While not explicitly announced as such, Helen Fulton's final essay of the section, "Literary Networks and Patrons in Late Medieval Wales," is a very useful consolidation of issues raised in previous chapters concerning changing modes of literary production amid shifting political and ideological attitudes. Fulton here returns to the interest in manuscripts somewhat delicately brushed upon in her earlier article (and others), to explore how "poets, patrons, manuscript books, and the buildings in which they were made interacted in a social network that resulted in a particular form of cultural production" (129). This is a rich and illuminating chapter providing valuable insight into both the materiality and propaganda of the professional bardic culture. While it is unlikely that most readers will read sequentially, essay to essay, as reviewers often do, this is a productive movement. Picking chapters at whim will also be an enriching experience, as the individual vignettes each cast a lot of light; however, it is often true that inescapable gaps in one chapter which are filled in elsewhere in the volume, are not always clearly signposted either in the texts or in the footnotes. The index, while useful, is not always entirely reliable, and thus while there are rich paths through the sections, many will be discovered by chance. Repetition of material between chapters occasionally makes the linear journey a little circular, but often serves as useful recapitulation and will certainly not trouble the magpie reader, who will certainly find treasures.

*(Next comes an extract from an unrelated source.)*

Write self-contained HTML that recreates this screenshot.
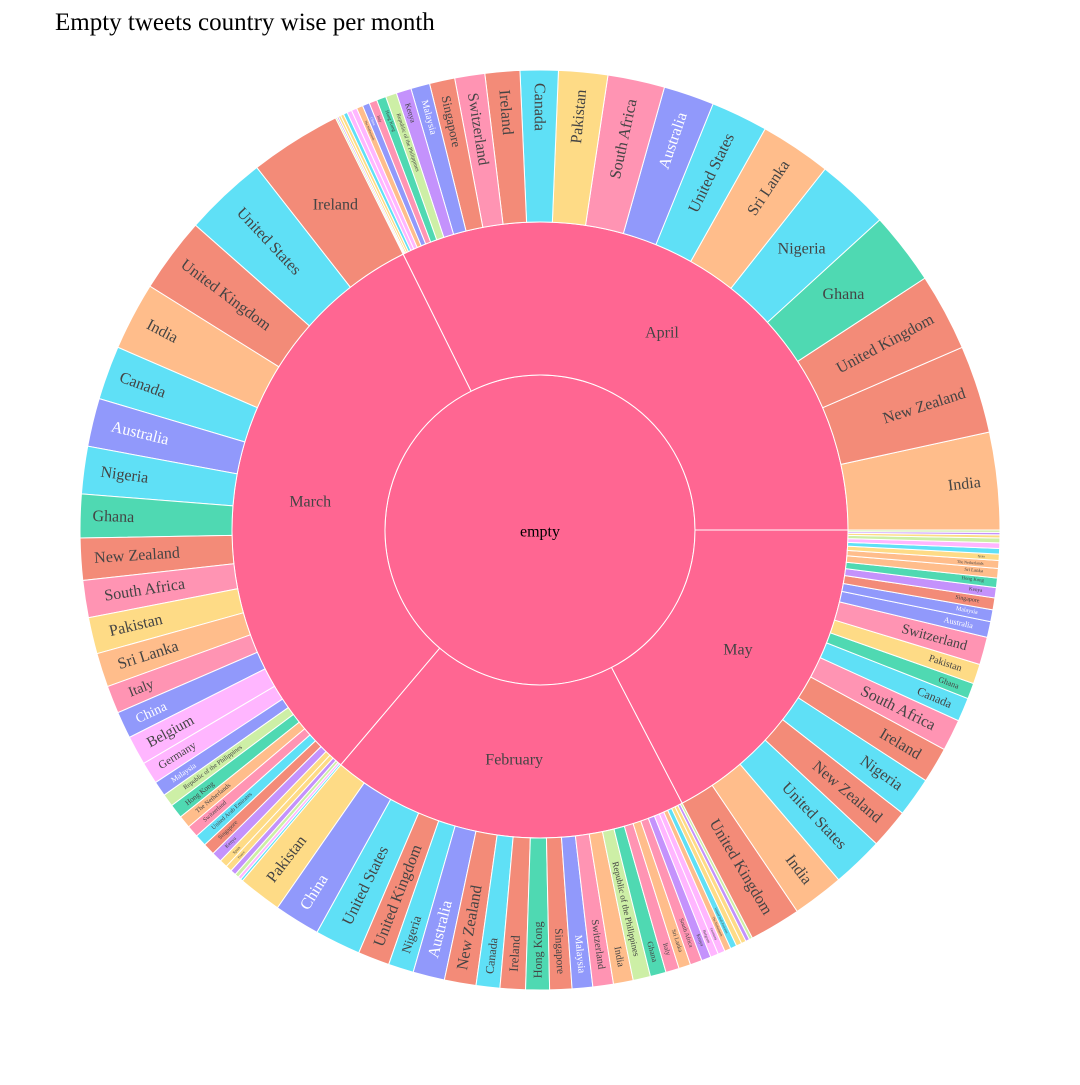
<!DOCTYPE html>
<html>
<head>
<meta charset="utf-8">
<style>
  html, body { margin: 0; padding: 0; background: #fff; }
  body { width: 1080px; height: 1080px; overflow: hidden; }
  svg text { font-family: "Liberation Serif", serif; }
</style>
</head>
<body>
<svg id="chart" width="1080" height="1080" viewBox="0 0 1080 1080" xmlns="http://www.w3.org/2000/svg">
  <rect width="1080" height="1080" fill="#fff"/>
  <text x="55" y="30" font-size="25" fill="#000">Empty tweets country wise per month</text>
  <g id="rings"></g>
  <g id="labels"></g>
</svg>
<script>
const rootLabel = "empty";
const months = ["April", "March", "February", "May"];

const aprCountries = ["India","New Zealand","United Kingdom","Ghana","Nigeria","Sri Lanka","United States","Australia","South Africa","Pakistan","Canada","Ireland","Switzerland","Singapore","Malaysia","Kenya","Republic of the Philippines","Hong Kong","Italy","China","The Netherlands","Belgium","Germany","United Arab Emirates","Spain","France","Japan","Brazil"];
const aprValues = [12.3,11.1,9.8,9.2,9.3,9.0,7.2,6.4,7.2,6.2,4.8,4.4,3.8,3.2,2.4,1.9,1.4,1.2,1.0,0.9,0.8,0.7,0.6,0.5,0.4,0.3,0.2,0.2];

const marCountries = ["Ireland","United States","United Kingdom","India","Canada","Australia","Nigeria","Ghana","New Zealand","South Africa","Pakistan","Sri Lanka","Italy","China","Belgium","Germany","Malaysia","Republic of the Philippines","Hong Kong","The Netherlands","Switzerland","United Arab Emirates","Singapore","Kenya","Spain","France","Japan","Brazil","Mexico","Qatar"];
const marValues = [11.6,10.5,9.5,8.6,6.8,6.1,6.0,5.5,5.3,4.7,4.6,4.3,3.5,3.4,3.7,2.8,1.9,1.6,1.8,1.6,1.5,1.5,1.5,1.3,1.0,0.8,0.7,0.5,0.4,0.3];

const febCountries = ["Pakistan","China","United States","United Kingdom","Nigeria","Australia","New Zealand","Canada","Ireland","Hong Kong","Singapore","Malaysia","Switzerland","India","Republic of the Philippines","Ghana","Italy","Sri Lanka","South Africa","Kenya","Belgium","Germany","The Netherlands","United Arab Emirates","Spain","France","Japan","Brazil"];
const febValues = [5.5,5.8,5.8,4.0,3.2,4.0,4.0,3.0,3.2,3.0,2.8,2.6,2.6,2.5,2.2,2.0,1.7,1.5,1.5,1.2,1.0,0.9,0.8,0.8,0.7,0.6,0.5,0.4];

const mayCountries = ["United Kingdom","India","United States","New Zealand","Nigeria","Ireland","South Africa","Canada","Ghana","Pakistan","Switzerland","Australia","Malaysia","Singapore","Kenya","Hong Kong","Sri Lanka","The Netherlands","Spain","United Arab Emirates","Belgium","Republic of the Philippines","France","Japan","Brazil"];
const mayValues = [6.5,6.5,6.5,5.0,5.0,4.5,4.0,3.0,2.0,2.5,3.5,2.0,1.5,1.5,1.3,1.2,1.2,1.0,0.8,0.7,0.7,0.6,0.4,0.3,0.3];

const childCountries = [aprCountries, marCountries, febCountries, mayCountries];
const childValues = [aprValues, marValues, febValues, mayValues];

const colorMap = {
  "India":"#ffbd8b","New Zealand":"#f38b78","United Kingdom":"#f38b78","Ghana":"#4fd9b2",
  "Nigeria":"#5fe0f6","Sri Lanka":"#ffbd8b","United States":"#5fe0f6","Australia":"#9199fb",
  "South Africa":"#ff94b3","Pakistan":"#fedb86","Canada":"#5fe0f6","Ireland":"#f38b78",
  "Switzerland":"#ff94b3","Singapore":"#f38b78","Malaysia":"#9199fb","Kenya":"#c492fc",
  "Republic of the Philippines":"#cdefa6","China":"#9199fb","Belgium":"#ffb6ff","Germany":"#ffb6ff",
  "Hong Kong":"#4fd9b2","The Netherlands":"#ffbd8b","Italy":"#ff94b3","United Arab Emirates":"#5fe0f6",
  "Spain":"#fedb86","France":"#fedb86","Japan":"#c492fc","Brazil":"#cdefa6","Mexico":"#ffb6ff","Qatar":"#5fe0f6"
};
const horizontalLabels = ["March|Ireland","April|Ghana","April|Nigeria"];

const CX = 540, CY = 530, R0 = 155, R1 = 308, R2 = 460;
const NS = "http://www.w3.org/2000/svg";
const rings = document.getElementById("rings");
const labels = document.getElementById("labels");

const monthTotals = childValues.map(a => a.reduce((s, v) => s + v, 0));
const grand = monthTotals.reduce((s, v) => s + v, 0);
function angleScale(v) { return v / grand * 360; }

function pt(r, deg) {
  const a = deg * Math.PI / 180;
  return [CX + r * Math.cos(a), CY - r * Math.sin(a)];
}
function arcPath(r1, r2, a0, a1) {
  const large = (a1 - a0) > 180 ? 1 : 0;
  const p1 = pt(r2, a0), p2 = pt(r2, a1), p3 = pt(r1, a1), p4 = pt(r1, a0);
  return `M${p1[0]},${p1[1]} A${r2},${r2} 0 ${large} 0 ${p2[0]},${p2[1]} L${p3[0]},${p3[1]} A${r1},${r1} 0 ${large} 1 ${p4[0]},${p4[1]} Z`;
}
function addText(x, y, str, fs, rot, fill, name) {
  const t = document.createElementNS(NS, "text");
  t.setAttribute("x", x); t.setAttribute("y", y);
  t.setAttribute("font-size", fs);
  t.setAttribute("fill", fill);
  t.setAttribute("text-anchor", "middle");
  t.setAttribute("dominant-baseline", "central");
  if (rot) t.setAttribute("transform", `rotate(${rot} ${x} ${y})`);
  t.textContent = str;
  
  
  labels.appendChild(t);
}

const root = document.createElementNS(NS, "circle");
root.setAttribute("cx", CX); root.setAttribute("cy", CY); root.setAttribute("r", R0);
root.setAttribute("fill", "#ff6692"); root.setAttribute("stroke", "#fff"); root.setAttribute("stroke-width", "1");


rings.appendChild(root);
addText(CX, CY + 2, rootLabel, 16, 0, "#000", "root-label");

let start = 0;
months.forEach((m, i) => {
  const a0 = start, a1 = start + angleScale(monthTotals[i]);
  const p = document.createElementNS(NS, "path");
  p.setAttribute("d", arcPath(R0, R1, a0, a1));
  p.setAttribute("fill", "#ff6692"); p.setAttribute("stroke", "#fff"); p.setAttribute("stroke-width", "1");
  
  
  rings.appendChild(p);
  const mid = (a0 + a1) / 2, lp = pt((R0 + R1) / 2, mid);
  addText(lp[0], lp[1], m, 16, 0, "#444", "month-label-" + m.toLowerCase());

  let cs = a0;
  childCountries[i].forEach((c, j) => {
    const w = angleScale(childValues[i][j]);
    const b0 = cs, b1 = cs + w;
    cs = b1;
    const q = document.createElementNS(NS, "path");
    q.setAttribute("d", arcPath(R1, R2, b0, b1));
    q.setAttribute("fill", colorMap[c] || "#ccc");
    q.setAttribute("stroke", "#fff"); q.setAttribute("stroke-width", "1");
    
    
    rings.appendChild(q);
    const bm = (b0 + b1) / 2;
    const horiz = horizontalLabels.indexOf(m + "|" + c) >= 0;
    let fs = Math.min(16, 0.75 * R1 * w * Math.PI / 180, 135 / (c.length * 0.5));
    if (fs < 3) return;
    let rr = (R1 + R2) / 2;
    let rot = 0;
    if (!horiz) {
      rot = Math.cos(bm * Math.PI / 180) >= 0 ? -bm : 180 - bm;
      const tw = c.length * fs * 0.48;
      rr = Math.max(rr, R2 - tw / 2 - 14);
    }
    const lpos = pt(rr, bm);
    const fill = colorMap[c] === "#9199fb" ? "#fff" : "#444";
    addText(lpos[0], lpos[1], c, fs.toFixed(1), rot, fill, 'label-' + m.toLowerCase() + '-' + c.toLowerCase().replace(/ /g, '-'));
  });
  start = a1;
});
</script>
</body>
</html>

There are also unfilled gaps in the book: this is unavoidable in a relatively small volume, and different readers will find various absences more egregious than others. I will not be the first to note the uneven treatment of key female writers: in a particularly problematic omission for readers of The Medieval Review, the inestimably important work of Gwerful Mechain is left undiscussed, and there are very strange absences in other periods (e.g., Cranogwen). I have no desire to list complaints, though: had the medieval literature of Wales been given the space afforded that of England--or even of Ireland--we might have more cause to bemoan lacunae. Clearly the map may not be equal in size to the territory, and as I have already emphasised, we have here a volume full of excellent and extremely useful material, which will take readers along new and fascinating paths.